Brief:
Repeat every entry word for word, but leave the images out of your copy.
─── Rows
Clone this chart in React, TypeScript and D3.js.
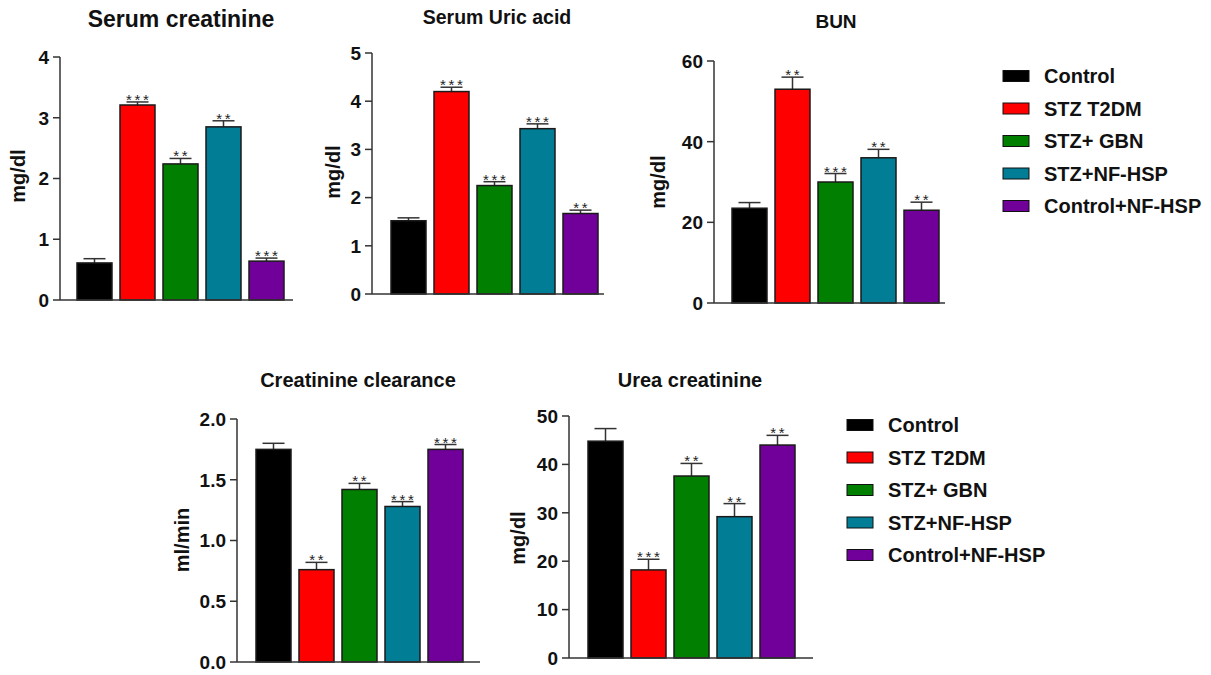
import React from "react";
import * as d3 from "d3";

const groups = ["Control", "STZ T2DM", "STZ+ GBN", "STZ+NF-HSP", "Control+NF-HSP"];
const groupColors = ["#000000", "#FF0000", "#007F00", "#017D96", "#71009A"];

const creatMeans = [0.61, 3.21, 2.24, 2.85, 0.64];
const creatErr = [0.07, 0.05, 0.09, 0.1, 0.05];
const creatStars = ["", "***", "**", "**", "***"];

const uricMeans = [1.52, 4.2, 2.25, 3.43, 1.67];
const uricErr = [0.06, 0.09, 0.08, 0.1, 0.07];
const uricStars = ["", "***", "***", "***", "**"];

const bunMeans = [23.5, 53, 30, 36, 23];
const bunErr = [1.4, 3, 2.1, 2.1, 2];
const bunStars = ["", "**", "***", "**", "**"];

const clearMeans = [1.75, 0.76, 1.42, 1.28, 1.75];
const clearErr = [0.05, 0.06, 0.05, 0.04, 0.04];
const clearStars = ["", "**", "**", "***", "***"];

const ureaMeans = [44.8, 18.2, 37.6, 29.2, 44];
const ureaErr = [2.6, 2.2, 2.6, 2.7, 2];
const ureaStars = ["", "***", "**", "**", "**"];

const creatTicks = [0, 1, 2, 3, 4];
const uricTicks = [0, 1, 2, 3, 4, 5];
const bunTicks = [0, 20, 40, 60];
const clearTicks = [0, 0.5, 1.0, 1.5, 2.0];
const ureaTicks = [0, 10, 20, 30, 40, 50];

const FONT = "'Liberation Sans', Arial, sans-serif";

type PanelProps = {
  title: string;
  titleSize: number;
  titleX: number;
  titleY: number;
  yLabel: string;
  yLabelX: number;
  yLabelY: number;
  means: number[];
  errs: number[];
  stars: string[];
  ticks: number[];
  fmt: (v: number) => string;
  axisX: number;
  axisEnd: number;
  barStart: number;
  y0: number;
  yTopPx: number;
};

function Panel(p: PanelProps) {
  const maxV = p.ticks[p.ticks.length - 1];
  const y = d3.scaleLinear().domain([0, maxV]).range([p.y0, p.yTopPx]);
  const x = d3
    .scaleBand<string>()
    .domain(groups)
    .range([p.barStart - 4, p.barStart + 211])
    .paddingInner(8 / 43)
    .paddingOuter(4 / 43);
  const bw = x.bandwidth();
  const axisColor = "#333";
  return (
    <g>
      <text
        x={p.titleX}
        y={p.titleY}
        textAnchor="middle"
        fontFamily={FONT}
        fontWeight="bold"
        fontSize={p.titleSize}
        fill="#111"
      >
        {p.title}
      </text>
      <text
        transform={`translate(${p.yLabelX},${p.yLabelY}) rotate(-90)`}
        textAnchor="middle"
        fontFamily={FONT}
        fontWeight="bold"
        fontSize={20}
        fill="#111"
      >
        {p.yLabel}
      </text>
      {p.means.map((m, i) => {
        const g = groups[i];
        const bx = x(g)!;
        const top = y(m);
        const et = y(m + p.errs[i]);
        const cx = bx + bw / 2;
        return (
          <g key={g}>
            <line x1={cx} x2={cx} y1={top} y2={et} stroke="#333" strokeWidth={1.5} />
            <line x1={cx - 11} x2={cx + 11} y1={et} y2={et} stroke="#333" strokeWidth={1.5} />
            <rect
              x={bx}
              y={top}
              width={bw}
              height={p.y0 - top}
              fill={groupColors[i]}
              stroke="#1a1a1a"
              strokeWidth={1.5}
            />
            {p.stars[i] && (
              <text
                x={cx + 1.3}
                y={et + 3}
                textAnchor="middle"
                fontFamily={FONT}
                fontSize={15}
                letterSpacing={2.7}
                fill="#222"
              >
                {p.stars[i]}
              </text>
            )}
          </g>
        );
      })}
      <line x1={p.axisX} x2={p.axisEnd} y1={p.y0} y2={p.y0} stroke={axisColor} strokeWidth={1.5} />
      <line x1={p.axisX} x2={p.axisX} y1={p.y0} y2={p.yTopPx} stroke={axisColor} strokeWidth={1.5} />
      {p.ticks.map((t) => (
        <g key={t}>
          <line x1={p.axisX - 7} x2={p.axisX} y1={y(t)} y2={y(t)} stroke={axisColor} strokeWidth={1.5} />
          <text
            x={p.axisX - 11}
            y={y(t)}
            dy="0.36em"
            textAnchor="end"
            fontFamily={FONT}
            fontWeight="bold"
            fontSize={19}
            fill="#111"
          >
            {p.fmt(t)}
          </text>
        </g>
      ))}
    </g>
  );
}

function Legend({ x, y, gap }: { x: number; y: number; gap: number }) {
  return (
    <g>
      {groups.map((g, i) => (
        <g key={g} transform={`translate(${x},${y + i * gap})`}>
          <rect x={0} y={-5.5} width={26} height={11} fill={groupColors[i]} stroke="#111" strokeWidth={1} />
          <text
            x={41}
            y={0}
            dy="0.36em"
            fontFamily={FONT}
            fontWeight="bold"
            fontSize={20}
            fill="#111"
          >
            {g}
          </text>
        </g>
      ))}
    </g>
  );
}

export default function App() {
  const intFmt = d3.format("d");
  const oneFmt = d3.format(".1f");
  return (
    <svg
      width={1211}
      height={675}
      style={{ position: "absolute", left: 0, top: 0, background: "#fff" }}
    >
      <rect width={1211} height={675} fill="#fff" />
      <Panel
        title="Serum creatinine"
        titleSize={23}
        titleX={181}
        titleY={27}
        yLabel="mg/dl"
        yLabelX={25}
        yLabelY={176}
        means={creatMeans}
        errs={creatErr}
        stars={creatStars}
        ticks={creatTicks}
        fmt={intFmt}
        axisX={60}
        axisEnd={293}
        barStart={77}
        y0={300}
        yTopPx={57}
      />
      <Panel
        title="Serum Uric acid"
        titleSize={19.5}
        titleX={497}
        titleY={24}
        yLabel="mg/dl"
        yLabelX={340}
        yLabelY={172}
        means={uricMeans}
        errs={uricErr}
        stars={uricStars}
        ticks={uricTicks}
        fmt={intFmt}
        axisX={372}
        axisEnd={604}
        barStart={391}
        y0={294}
        yTopPx={53}
      />
      <Panel
        title="BUN"
        titleSize={19}
        titleX={836}
        titleY={28}
        yLabel="mg/dl"
        yLabelX={665}
        yLabelY={182}
        means={bunMeans}
        errs={bunErr}
        stars={bunStars}
        ticks={bunTicks}
        fmt={intFmt}
        axisX={714}
        axisEnd={945}
        barStart={732}
        y0={303}
        yTopPx={61}
      />
      <Panel
        title="Creatinine clearance"
        titleSize={20}
        titleX={358}
        titleY={387}
        yLabel="ml/min"
        yLabelX={189}
        yLabelY={540}
        means={clearMeans}
        errs={clearErr}
        stars={clearStars}
        ticks={clearTicks}
        fmt={oneFmt}
        axisX={237}
        axisEnd={480}
        barStart={256}
        y0={662}
        yTopPx={419}
      />
      <Panel
        title="Urea creatinine"
        titleSize={20}
        titleX={690}
        titleY={387}
        yLabel="mg/dl"
        yLabelX={525}
        yLabelY={538}
        means={ureaMeans}
        errs={ureaErr}
        stars={ureaStars}
        ticks={ureaTicks}
        fmt={intFmt}
        axisX={569}
        axisEnd={813}
        barStart={588}
        y0={658}
        yTopPx={416}
      />
      <Legend x={1003} y={76} gap={32.5} />
      <Legend x={847} y={425} gap={32.5} />
    </svg>
  );
}
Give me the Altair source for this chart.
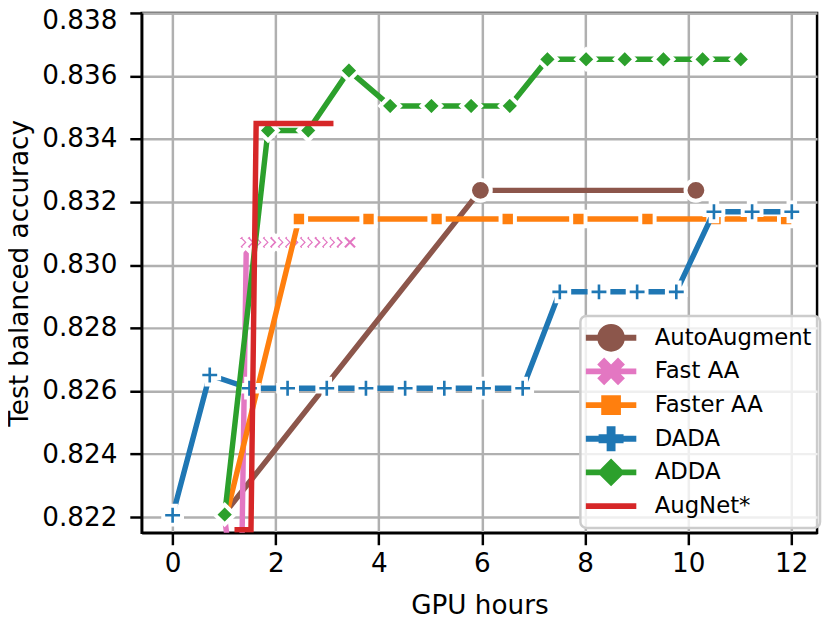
──────
Answer to the exercise:
Clone this chart in React, TypeScript and D3.js.
import React from "react";
import * as d3 from "d3";

const groups = ["Control", "STZ T2DM", "STZ+ GBN", "STZ+NF-HSP", "Control+NF-HSP"];
const groupColors = ["#000000", "#FF0000", "#007F00", "#017D96", "#71009A"];

const creatMeans = [0.61, 3.21, 2.24, 2.85, 0.64];
const creatErr = [0.07, 0.05, 0.09, 0.1, 0.05];
const creatStars = ["", "***", "**", "**", "***"];

const uricMeans = [1.52, 4.2, 2.25, 3.43, 1.67];
const uricErr = [0.06, 0.09, 0.08, 0.1, 0.07];
const uricStars = ["", "***", "***", "***", "**"];

const bunMeans = [23.5, 53, 30, 36, 23];
const bunErr = [1.4, 3, 2.1, 2.1, 2];
const bunStars = ["", "**", "***", "**", "**"];

const clearMeans = [1.75, 0.76, 1.42, 1.28, 1.75];
const clearErr = [0.05, 0.06, 0.05, 0.04, 0.04];
const clearStars = ["", "**", "**", "***", "***"];

const ureaMeans = [44.8, 18.2, 37.6, 29.2, 44];
const ureaErr = [2.6, 2.2, 2.6, 2.7, 2];
const ureaStars = ["", "***", "**", "**", "**"];

const creatTicks = [0, 1, 2, 3, 4];
const uricTicks = [0, 1, 2, 3, 4, 5];
const bunTicks = [0, 20, 40, 60];
const clearTicks = [0, 0.5, 1.0, 1.5, 2.0];
const ureaTicks = [0, 10, 20, 30, 40, 50];

const FONT = "'Liberation Sans', Arial, sans-serif";

type PanelProps = {
  title: string;
  titleSize: number;
  titleX: number;
  titleY: number;
  yLabel: string;
  yLabelX: number;
  yLabelY: number;
  means: number[];
  errs: number[];
  stars: string[];
  ticks: number[];
  fmt: (v: number) => string;
  axisX: number;
  axisEnd: number;
  barStart: number;
  y0: number;
  yTopPx: number;
};

function Panel(p: PanelProps) {
  const maxV = p.ticks[p.ticks.length - 1];
  const y = d3.scaleLinear().domain([0, maxV]).range([p.y0, p.yTopPx]);
  const x = d3
    .scaleBand<string>()
    .domain(groups)
    .range([p.barStart - 4, p.barStart + 211])
    .paddingInner(8 / 43)
    .paddingOuter(4 / 43);
  const bw = x.bandwidth();
  const axisColor = "#333";
  return (
    <g>
      <text
        x={p.titleX}
        y={p.titleY}
        textAnchor="middle"
        fontFamily={FONT}
        fontWeight="bold"
        fontSize={p.titleSize}
        fill="#111"
      >
        {p.title}
      </text>
      <text
        transform={`translate(${p.yLabelX},${p.yLabelY}) rotate(-90)`}
        textAnchor="middle"
        fontFamily={FONT}
        fontWeight="bold"
        fontSize={20}
        fill="#111"
      >
        {p.yLabel}
      </text>
      {p.means.map((m, i) => {
        const g = groups[i];
        const bx = x(g)!;
        const top = y(m);
        const et = y(m + p.errs[i]);
        const cx = bx + bw / 2;
        return (
          <g key={g}>
            <line x1={cx} x2={cx} y1={top} y2={et} stroke="#333" strokeWidth={1.5} />
            <line x1={cx - 11} x2={cx + 11} y1={et} y2={et} stroke="#333" strokeWidth={1.5} />
            <rect
              x={bx}
              y={top}
              width={bw}
              height={p.y0 - top}
              fill={groupColors[i]}
              stroke="#1a1a1a"
              strokeWidth={1.5}
            />
            {p.stars[i] && (
              <text
                x={cx + 1.3}
                y={et + 3}
                textAnchor="middle"
                fontFamily={FONT}
                fontSize={15}
                letterSpacing={2.7}
                fill="#222"
              >
                {p.stars[i]}
              </text>
            )}
          </g>
        );
      })}
      <line x1={p.axisX} x2={p.axisEnd} y1={p.y0} y2={p.y0} stroke={axisColor} strokeWidth={1.5} />
      <line x1={p.axisX} x2={p.axisX} y1={p.y0} y2={p.yTopPx} stroke={axisColor} strokeWidth={1.5} />
      {p.ticks.map((t) => (
        <g key={t}>
          <line x1={p.axisX - 7} x2={p.axisX} y1={y(t)} y2={y(t)} stroke={axisColor} strokeWidth={1.5} />
          <text
            x={p.axisX - 11}
            y={y(t)}
            dy="0.36em"
            textAnchor="end"
            fontFamily={FONT}
            fontWeight="bold"
            fontSize={19}
            fill="#111"
          >
            {p.fmt(t)}
          </text>
        </g>
      ))}
    </g>
  );
}

function Legend({ x, y, gap }: { x: number; y: number; gap: number }) {
  return (
    <g>
      {groups.map((g, i) => (
        <g key={g} transform={`translate(${x},${y + i * gap})`}>
          <rect x={0} y={-5.5} width={26} height={11} fill={groupColors[i]} stroke="#111" strokeWidth={1} />
          <text
            x={41}
            y={0}
            dy="0.36em"
            fontFamily={FONT}
            fontWeight="bold"
            fontSize={20}
            fill="#111"
          >
            {g}
          </text>
        </g>
      ))}
    </g>
  );
}

export default function App() {
  const intFmt = d3.format("d");
  const oneFmt = d3.format(".1f");
  return (
    <svg
      width={1211}
      height={675}
      style={{ position: "absolute", left: 0, top: 0, background: "#fff" }}
    >
      <rect width={1211} height={675} fill="#fff" />
      <Panel
        title="Serum creatinine"
        titleSize={23}
        titleX={181}
        titleY={27}
        yLabel="mg/dl"
        yLabelX={25}
        yLabelY={176}
        means={creatMeans}
        errs={creatErr}
        stars={creatStars}
        ticks={creatTicks}
        fmt={intFmt}
        axisX={60}
        axisEnd={293}
        barStart={77}
        y0={300}
        yTopPx={57}
      />
      <Panel
        title="Serum Uric acid"
        titleSize={19.5}
        titleX={497}
        titleY={24}
        yLabel="mg/dl"
        yLabelX={340}
        yLabelY={172}
        means={uricMeans}
        errs={uricErr}
        stars={uricStars}
        ticks={uricTicks}
        fmt={intFmt}
        axisX={372}
        axisEnd={604}
        barStart={391}
        y0={294}
        yTopPx={53}
      />
      <Panel
        title="BUN"
        titleSize={19}
        titleX={836}
        titleY={28}
        yLabel="mg/dl"
        yLabelX={665}
        yLabelY={182}
        means={bunMeans}
        errs={bunErr}
        stars={bunStars}
        ticks={bunTicks}
        fmt={intFmt}
        axisX={714}
        axisEnd={945}
        barStart={732}
        y0={303}
        yTopPx={61}
      />
      <Panel
        title="Creatinine clearance"
        titleSize={20}
        titleX={358}
        titleY={387}
        yLabel="ml/min"
        yLabelX={189}
        yLabelY={540}
        means={clearMeans}
        errs={clearErr}
        stars={clearStars}
        ticks={clearTicks}
        fmt={oneFmt}
        axisX={237}
        axisEnd={480}
        barStart={256}
        y0={662}
        yTopPx={419}
      />
      <Panel
        title="Urea creatinine"
        titleSize={20}
        titleX={690}
        titleY={387}
        yLabel="mg/dl"
        yLabelX={525}
        yLabelY={538}
        means={ureaMeans}
        errs={ureaErr}
        stars={ureaStars}
        ticks={ureaTicks}
        fmt={intFmt}
        axisX={569}
        axisEnd={813}
        barStart={588}
        y0={658}
        yTopPx={416}
      />
      <Legend x={1003} y={76} gap={32.5} />
      <Legend x={847} y={425} gap={32.5} />
    </svg>
  );
}
Give me the Altair source for this chart.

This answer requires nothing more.